* _Aim of the exercise_: Return only the lines from the top of the data down to the one that holds "cardshadow, rotate=90] (c2)", both included, without any pictures.

- - -

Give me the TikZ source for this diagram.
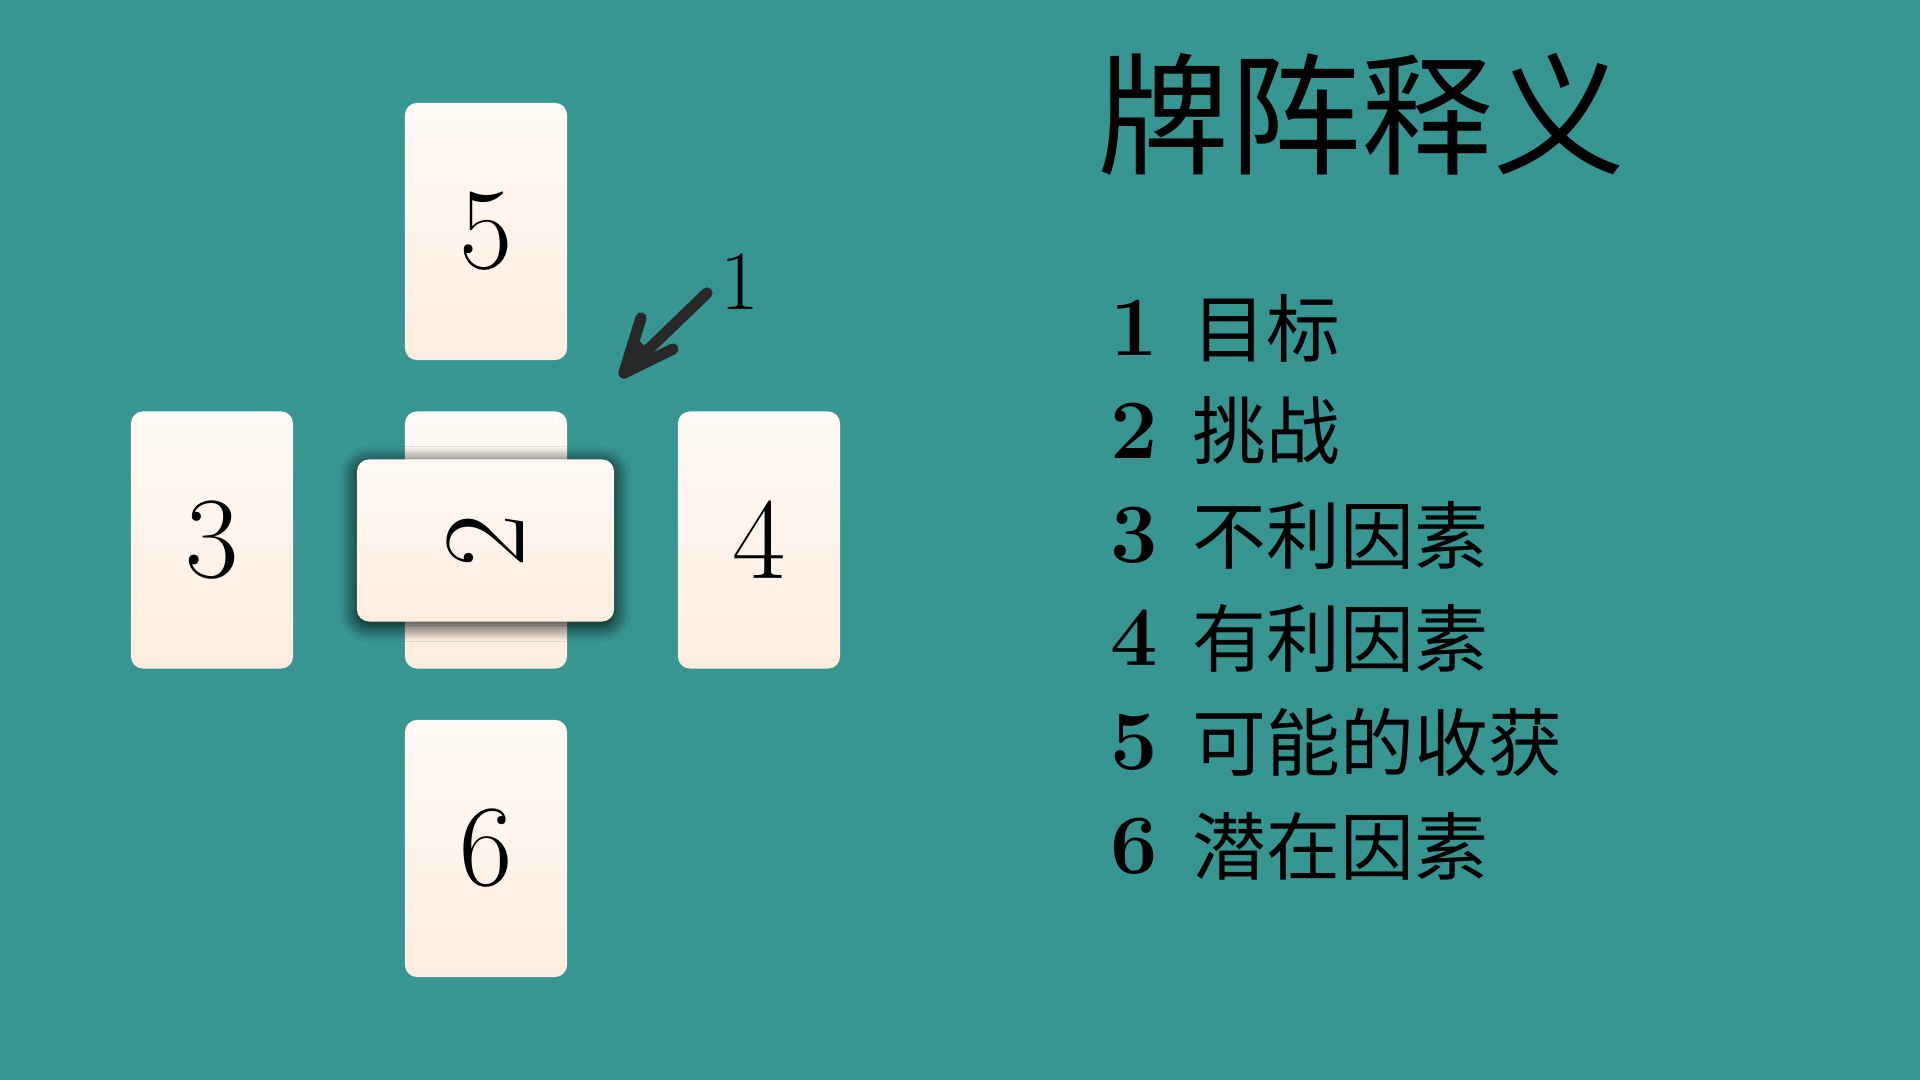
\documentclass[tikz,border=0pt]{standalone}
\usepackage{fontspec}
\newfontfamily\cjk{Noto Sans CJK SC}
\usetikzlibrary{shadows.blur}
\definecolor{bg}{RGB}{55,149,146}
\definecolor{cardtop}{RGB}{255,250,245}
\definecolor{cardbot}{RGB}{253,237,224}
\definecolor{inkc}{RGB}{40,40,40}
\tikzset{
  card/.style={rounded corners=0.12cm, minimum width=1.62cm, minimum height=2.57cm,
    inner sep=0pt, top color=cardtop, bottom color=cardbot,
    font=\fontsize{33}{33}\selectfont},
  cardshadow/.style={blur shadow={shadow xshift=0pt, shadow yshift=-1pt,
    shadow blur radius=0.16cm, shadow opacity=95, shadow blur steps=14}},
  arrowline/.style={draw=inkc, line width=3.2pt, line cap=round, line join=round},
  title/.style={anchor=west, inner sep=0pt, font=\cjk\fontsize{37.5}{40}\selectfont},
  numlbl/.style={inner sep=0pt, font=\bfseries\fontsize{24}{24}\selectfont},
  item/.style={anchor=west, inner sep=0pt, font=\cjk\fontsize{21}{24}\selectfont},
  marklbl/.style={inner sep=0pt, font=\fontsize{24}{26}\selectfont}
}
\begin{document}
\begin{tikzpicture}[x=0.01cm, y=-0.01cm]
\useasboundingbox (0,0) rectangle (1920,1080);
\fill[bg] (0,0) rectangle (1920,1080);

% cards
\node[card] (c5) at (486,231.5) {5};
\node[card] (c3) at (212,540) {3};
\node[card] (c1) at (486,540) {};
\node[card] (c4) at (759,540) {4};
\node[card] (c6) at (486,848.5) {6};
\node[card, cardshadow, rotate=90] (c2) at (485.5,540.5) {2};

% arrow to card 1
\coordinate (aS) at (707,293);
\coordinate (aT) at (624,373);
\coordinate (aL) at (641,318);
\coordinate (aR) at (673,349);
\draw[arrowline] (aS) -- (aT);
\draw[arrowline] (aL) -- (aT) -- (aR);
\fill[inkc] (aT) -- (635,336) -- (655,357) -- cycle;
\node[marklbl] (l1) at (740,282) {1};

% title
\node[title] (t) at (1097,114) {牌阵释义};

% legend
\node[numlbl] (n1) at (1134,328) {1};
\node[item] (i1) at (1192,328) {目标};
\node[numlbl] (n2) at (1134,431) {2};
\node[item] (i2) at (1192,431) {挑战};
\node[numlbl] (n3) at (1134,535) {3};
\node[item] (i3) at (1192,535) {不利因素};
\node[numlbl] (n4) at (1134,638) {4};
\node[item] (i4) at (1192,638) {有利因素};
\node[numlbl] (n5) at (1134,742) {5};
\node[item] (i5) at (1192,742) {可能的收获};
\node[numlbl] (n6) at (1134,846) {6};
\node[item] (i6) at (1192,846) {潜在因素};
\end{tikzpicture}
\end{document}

- - -

* _Exercise answer_:
Give me the TikZ source for this diagram.
\documentclass[tikz,border=0pt]{standalone}
\usepackage{fontspec}
\newfontfamily\cjk{Noto Sans CJK SC}
\usetikzlibrary{shadows.blur}
\definecolor{bg}{RGB}{55,149,146}
\definecolor{cardtop}{RGB}{255,250,245}
\definecolor{cardbot}{RGB}{253,237,224}
\definecolor{inkc}{RGB}{40,40,40}
\tikzset{
  card/.style={rounded corners=0.12cm, minimum width=1.62cm, minimum height=2.57cm,
    inner sep=0pt, top color=cardtop, bottom color=cardbot,
    font=\fontsize{33}{33}\selectfont},
  cardshadow/.style={blur shadow={shadow xshift=0pt, shadow yshift=-1pt,
    shadow blur radius=0.16cm, shadow opacity=95, shadow blur steps=14}},
  arrowline/.style={draw=inkc, line width=3.2pt, line cap=round, line join=round},
  title/.style={anchor=west, inner sep=0pt, font=\cjk\fontsize{37.5}{40}\selectfont},
  numlbl/.style={inner sep=0pt, font=\bfseries\fontsize{24}{24}\selectfont},
  item/.style={anchor=west, inner sep=0pt, font=\cjk\fontsize{21}{24}\selectfont},
  marklbl/.style={inner sep=0pt, font=\fontsize{24}{26}\selectfont}
}
\begin{document}
\begin{tikzpicture}[x=0.01cm, y=-0.01cm]
\useasboundingbox (0,0) rectangle (1920,1080);
\fill[bg] (0,0) rectangle (1920,1080);

% cards
\node[card] (c5) at (486,231.5) {5};
\node[card] (c3) at (212,540) {3};
\node[card] (c1) at (486,540) {};
\node[card] (c4) at (759,540) {4};
\node[card] (c6) at (486,848.5) {6};
\node[card, cardshadow, rotate=90] (c2) at (485.5,540.5) {2};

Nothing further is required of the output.